This post is my notepad while figuring out how OpenCL handles assigning work item ids.
- A Kernel is invoked once for each work item. Each work item has private memory.
- Work items are grouped into a work group. Each work group shares local memory
- The total number of all work items is specified by the global work size. global and constants memory is shared across al work work items of all work groups.
OpenCL works with the notion of dimension, that means you can declare your number of work items by giving them dimensional indices. In the above example, the size of a work group Sx=4 and Sy=4. How many dimensions you use is up to you, however there’s a physical limit on the maximum number of total work items per group as well as globally.
Inside a kernel, you can query the position of the work item this kernel instance is executing relative to the group or global.

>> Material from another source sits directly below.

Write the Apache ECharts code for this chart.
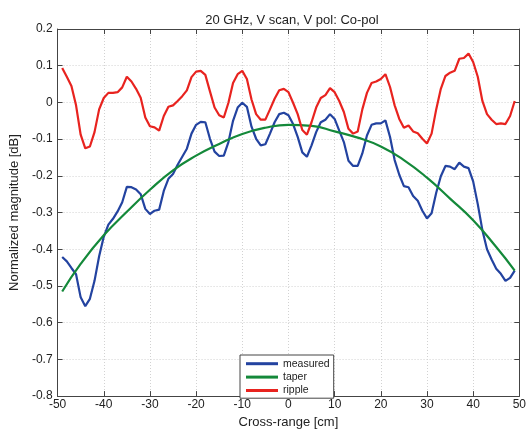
<!DOCTYPE html>
<html>
<head>
<meta charset="utf-8">
<script src="https://cdn.jsdelivr.net/npm/echarts@6/dist/echarts.min.js"></script>
<style>
  html, body { margin: 0; padding: 0; background: #fff; }
  #chart { width: 529px; height: 434px; }
</style>
</head>
<body>
<div id="chart"></div>
<script>
// cross-range positions [cm]
var crossRange = [-49,-48,-47,-46,-45,-44,-43,-42,-41,-40,-39,-38,-37,-36,-35,-34,-33,-32,-31,-30,
  -29,-28,-27,-26,-25,-24,-23,-22,-21,-20,-19,-18,-17,-16,-15,-14,-13,-12,-11,-10,
  -9,-8,-7,-6,-5,-4,-3,-2,-1,0,1,2,3,4,5,6,7,8,9,10,
  11,12,13,14,15,16,17,18,19,20,21,22,23,24,25,26,27,28,29,30,
  31,32,33,34,35,36,37,38,39,40,41,42,43,44,45,46,47,48,49]

var measured = [-0.421,-0.433,-0.451,-0.468,-0.531,-0.555,-0.535,-0.486,-0.419,-0.366,
  -0.333,-0.317,-0.297,-0.272,-0.230,-0.231,-0.237,-0.250,-0.290,-0.304,
  -0.295,-0.292,-0.241,-0.208,-0.195,-0.170,-0.148,-0.126,-0.085,-0.061,
  -0.053,-0.054,-0.099,-0.134,-0.146,-0.145,-0.108,-0.050,-0.014,-0.001,
  -0.012,-0.066,-0.099,-0.117,-0.114,-0.085,-0.054,-0.032,-0.028,-0.035,
  -0.059,-0.094,-0.136,-0.148,-0.117,-0.081,-0.054,-0.047,-0.032,-0.045,
  -0.077,-0.108,-0.159,-0.173,-0.173,-0.139,-0.090,-0.061,-0.057,-0.057,
  -0.049,-0.094,-0.157,-0.197,-0.228,-0.231,-0.255,-0.268,-0.295,-0.316,
  -0.302,-0.246,-0.201,-0.173,-0.175,-0.182,-0.164,-0.175,-0.179,-0.215,
  -0.277,-0.348,-0.400,-0.428,-0.453,-0.467,-0.486,-0.478,-0.458]

var ripple = [0.094,0.070,0.045,-0.008,-0.088,-0.125,-0.120,-0.081,-0.019,0.012,
  0.026,0.026,0.028,0.041,0.070,0.057,0.037,0.013,-0.041,-0.065,
  -0.068,-0.077,-0.037,-0.012,-0.008,0.004,0.017,0.033,0.069,0.084,
  0.086,0.075,0.030,-0.014,-0.035,-0.041,-0.001,0.053,0.077,0.086,
  0.064,0.008,-0.032,-0.047,-0.047,-0.019,0.010,0.033,0.037,0.028,
  -0.001,-0.032,-0.075,-0.088,-0.054,-0.014,0.012,0.020,0.039,0.028,
  0.004,-0.026,-0.072,-0.085,-0.079,-0.019,0.026,0.053,0.057,0.064,
  0.077,0.042,-0.008,-0.045,-0.069,-0.063,-0.079,-0.084,-0.099,-0.112,
  -0.085,-0.019,0.037,0.072,0.081,0.086,0.119,0.121,0.133,0.110,
  0.070,0.004,-0.032,-0.047,-0.059,-0.057,-0.059,-0.037,0.004]

// taper read at coarser positions
var taperX = [-49,-45,-40,-35,-30,-25,-20,-15,-10,-5,0,5,10,15,20,25,30,35,40,45,49]
var taperY = [-0.515,-0.440,-0.362,-0.298,-0.238,-0.185,-0.145,-0.113,-0.086,-0.069,-0.061,
  -0.064,-0.079,-0.096,-0.120,-0.157,-0.205,-0.262,-0.321,-0.394,-0.458]

var xTicks = { min: -50, max: 50, interval: 10 }
var yTicks = { min: -0.8, max: 0.2, interval: 0.1 }

function pairs(xs, ys){
    var out = []
    for(var i=0; i<xs.length; i++) out.push([xs[i], ys[i]])
    return out
}

var font = 'Liberation Sans, Arial, sans-serif'
var axisColor = '#444'

function xAxisCfg(pos, showLabel){
    return {
        type: 'value',
        position: pos,
        min: xTicks.min, max: xTicks.max, interval: xTicks.interval,
        name: showLabel ? 'Cross-range [cm]' : '',
        nameLocation: 'middle',
        nameGap: 17,
        nameTextStyle: { color: '#222', fontSize: 13, fontFamily: font },
        axisLine: { show: true, onZero: false, lineStyle: { color: axisColor, width: 1 } },
        axisTick: { show: true, inside: true, length: 5, lineStyle: { color: axisColor } },
        axisLabel: { show: showLabel, color: '#222', fontSize: 12, fontFamily: font, margin: 3 },
        splitLine: { show: showLabel, lineStyle: { color: '#d2d2d2', type: [1, 2], width: 1 } }
    }
}

function yAxisCfg(pos, showLabel){
    return {
        type: 'value',
        position: pos,
        min: yTicks.min, max: yTicks.max, interval: yTicks.interval,
        name: showLabel ? 'Normalized magnitude [dB]' : '',
        nameLocation: 'middle',
        nameGap: 30,
        nameTextStyle: { color: '#222', fontSize: 13, fontFamily: font },
        axisLine: { show: true, onZero: false, lineStyle: { color: axisColor, width: 1 } },
        axisTick: { show: true, inside: true, length: 5, lineStyle: { color: axisColor } },
        axisLabel: {
            show: showLabel, color: '#222', fontSize: 12, fontFamily: font, margin: 5,
            formatter: function(v){ return String(Math.round(v * 10) / 10) }
        },
        splitLine: { show: showLabel, lineStyle: { color: '#d2d2d2', type: [1, 2], width: 1 } }
    }
}

var myChart = echarts.init(document.getElementById('chart'))
var option = {
    animation: false,
    backgroundColor: '#fff',
    title: {
        text: '20 GHz, V scan, V pol: Co-pol',
        left: 287, top: 9, textAlign: 'center',
        textStyle: { color: '#222', fontSize: 13, fontWeight: 'normal', fontFamily: font }
    },
    grid: { left: 49, right: 6, top: 29, bottom: 32 },
    legend: {
        orient: 'vertical',
        left: 240, top: 355,
        padding: [2, 4, 1, 6],
        itemGap: 0,
        itemWidth: 32, itemHeight: 3,
        itemTextGap: 4,
        icon: 'rect',
        backgroundColor: '#fff',
        borderColor: '#444', borderWidth: 1,
        textStyle: { color: '#222', fontSize: 10.5, lineHeight: 13.4, fontFamily: font },
        data: ['measured', 'taper', 'ripple']
    },
    xAxis: [xAxisCfg('bottom', true), xAxisCfg('top', false)],
    yAxis: [yAxisCfg('left', true), yAxisCfg('right', false)],
    series: [
        {
            name: 'measured', type: 'line', symbol: 'none',
            lineStyle: { color: '#2343a0', width: 2.2 },
            itemStyle: { color: '#2343a0' },
            data: pairs(crossRange, measured)
        },
        {
            name: 'taper', type: 'line', symbol: 'none', smooth: true,
            lineStyle: { color: '#14893a', width: 2.2 },
            itemStyle: { color: '#14893a' },
            data: pairs(taperX, taperY)
        },
        {
            name: 'ripple', type: 'line', symbol: 'none',
            lineStyle: { color: '#e8231f', width: 2.2 },
            itemStyle: { color: '#e8231f' },
            data: pairs(crossRange, ripple)
        }
    ]
}
myChart.setOption(option)
</script>
</body>
</html>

Querying the global position is done using get_global_id(dim) where dim is the dimension index (0 for first, 1 for second dimension etc.) The above call is equivalent to get_local_size(dim)*get_group_id(dim) + get_local_id(dim). get_local_size(dim) is the group size in dim, get_group_id(dim) is the group position in dim relative to all other groups (globally) and get_local_id(dim) is the position of a work item relative to the group. You can see this in the following annotated figure:
Since the OpenCL APIs only reuire you to specify global size (total number of work items in a dimension) and local size (number of work items per group) this means that the number of groups is inferred from that data.